▶ [Set problem] Look at the data below and print exactly the lines from its first line through the line with "from bokeh.resources import INLINE"; the pictures stay out of the copy.

---------- Data section ----------

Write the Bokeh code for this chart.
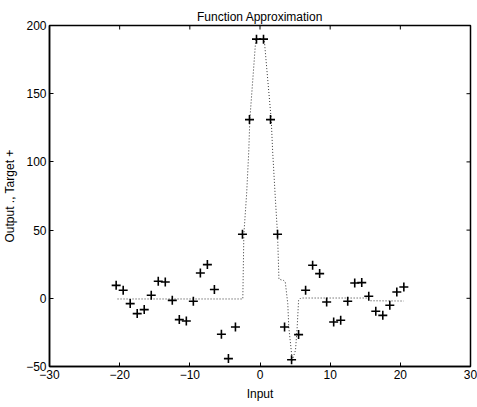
from bokeh.plotting import figure
from bokeh.models import FixedTicker, Range1d
from bokeh.embed import file_html
from bokeh.resources import INLINE

# Target points (+)
target_x = [-20.5, -19.5, -18.5, -17.5, -16.5, -15.5, -14.5, -13.5, -12.5, -11.5,
            -10.5, -9.5, -8.5, -7.5, -6.5, -5.5, -4.5, -3.5, -2.5, -1.5, -0.5,
            0.5, 1.5, 2.5, 3.5, 4.5, 5.5, 6.5, 7.5, 8.5, 9.5, 10.5, 11.5, 12.5,
            13.5, 14.5, 15.5, 16.5, 17.5, 18.5, 19.5, 20.5]
target_y = [9.5, 5.9, -3.9, -11.2, -8.3, 2.2, 12.5, 12.0, -1.5, -15.6,
            -16.6, -2.2, 18.6, 24.7, 6.4, -26.4, -44.2, -21.0, 47.0, 131.0, 190.0,
            190.0, 131.0, 47.0, -21.0, -45.0, -26.6, 5.9, 24.2, 18.1, -2.7, -17.4, -16.1, -2.2,
            11.2, 11.5, 1.5, -9.5, -12.5, -5.1, 4.6, 8.3]

# Network output (dotted line)
output_x = [-20.3, -2.45, -2.3, -1.9, -1.6, -1.45, -0.6, 0.6, 1.6, 1.8, 2.2, 2.5,
            2.7, 3.4, 3.6, 3.96, 4.1, 4.6, 5.06, 5.3, 5.5, 5.8, 15.3, 15.7, 20.5]
output_y = [-0.5, -0.5, 47, 77, 108, 131, 190, 190, 131, 108, 72, 47,
            14, 13, 12, -4, -21, -45.5, -38, -21, -1.5, 0.2, 0.2, -1.8, -2.0]

x_ticks = [-30, -20, -10, 0, 10, 20, 30]
y_ticks = [-50, 0, 50, 100, 150, 200]
x_lo, x_hi = -30, 30
y_lo, y_hi = -50, 200

FONT = "Liberation Sans"
W, H = 477, 407
BL, BR, BT, BB = 49, 7, 25, 41

p = figure(width=W, height=H, output_backend="svg", toolbar_location=None,
           x_range=Range1d(x_lo, x_hi), y_range=Range1d(y_lo, y_hi),
           min_border_left=BL, min_border_right=BR, min_border_top=BT, min_border_bottom=BB,
           title="Function Approximation", x_axis_label="Input",
           y_axis_label="Output ., Target +")

p.title.align = "center"
p.title.text_font = FONT
p.title.text_font_size = "12px"
p.title.text_font_style = "normal"
p.title.text_color = "black"
p.title.standoff = 4

p.grid.visible = False
p.outline_line_color = "black"
p.outline_line_width = 1.5

for ax, ticks in ((p.xaxis[0], x_ticks), (p.yaxis[0], y_ticks)):
    ax.ticker = FixedTicker(ticks=ticks)
    ax.major_tick_in = 4
    ax.major_tick_out = 0
    ax.minor_tick_line_color = None
    ax.axis_line_width = 1.5
    ax.axis_line_color = "black"
    ax.major_tick_line_color = "black"
    ax.major_label_text_font = FONT
    ax.major_label_text_font_size = "12px"
    ax.major_label_text_color = "black"
    ax.axis_label_text_font = FONT
    ax.axis_label_text_font_size = "12px"
    ax.axis_label_text_font_style = "normal"
    ax.axis_label_text_color = "black"
    ax.major_label_standoff = 3
p.xaxis.axis_label_standoff = 5
p.yaxis.axis_label_standoff = 6

# inward ticks on the top and right edges of the box (MATLAB style)
frame_w = W - BL - BR
frame_h = H - BT - BB
dx = 4 * (x_hi - x_lo) / frame_w
dy = 4 * (y_hi - y_lo) / frame_h
p.segment(x0=x_ticks, y0=[y_hi] * len(x_ticks), x1=x_ticks, y1=[y_hi - dy] * len(x_ticks),
          line_color="black", line_width=1)
p.segment(x0=[x_hi] * len(y_ticks), y0=y_ticks, x1=[x_hi - dx] * len(y_ticks), y1=y_ticks,
          line_color="black", line_width=1)

p.line(output_x, output_y, line_color="#333333", line_dash="1 2", line_width=1)
p.scatter(target_x, target_y, marker="cross", size=9, line_color="black", line_width=1.6)

open("out.html", "w").write(file_html(p, INLINE))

----------

▶ [Output for this exercise]
Write the Bokeh code for this chart.
from bokeh.plotting import figure
from bokeh.models import FixedTicker, Range1d
from bokeh.embed import file_html
from bokeh.resources import INLINE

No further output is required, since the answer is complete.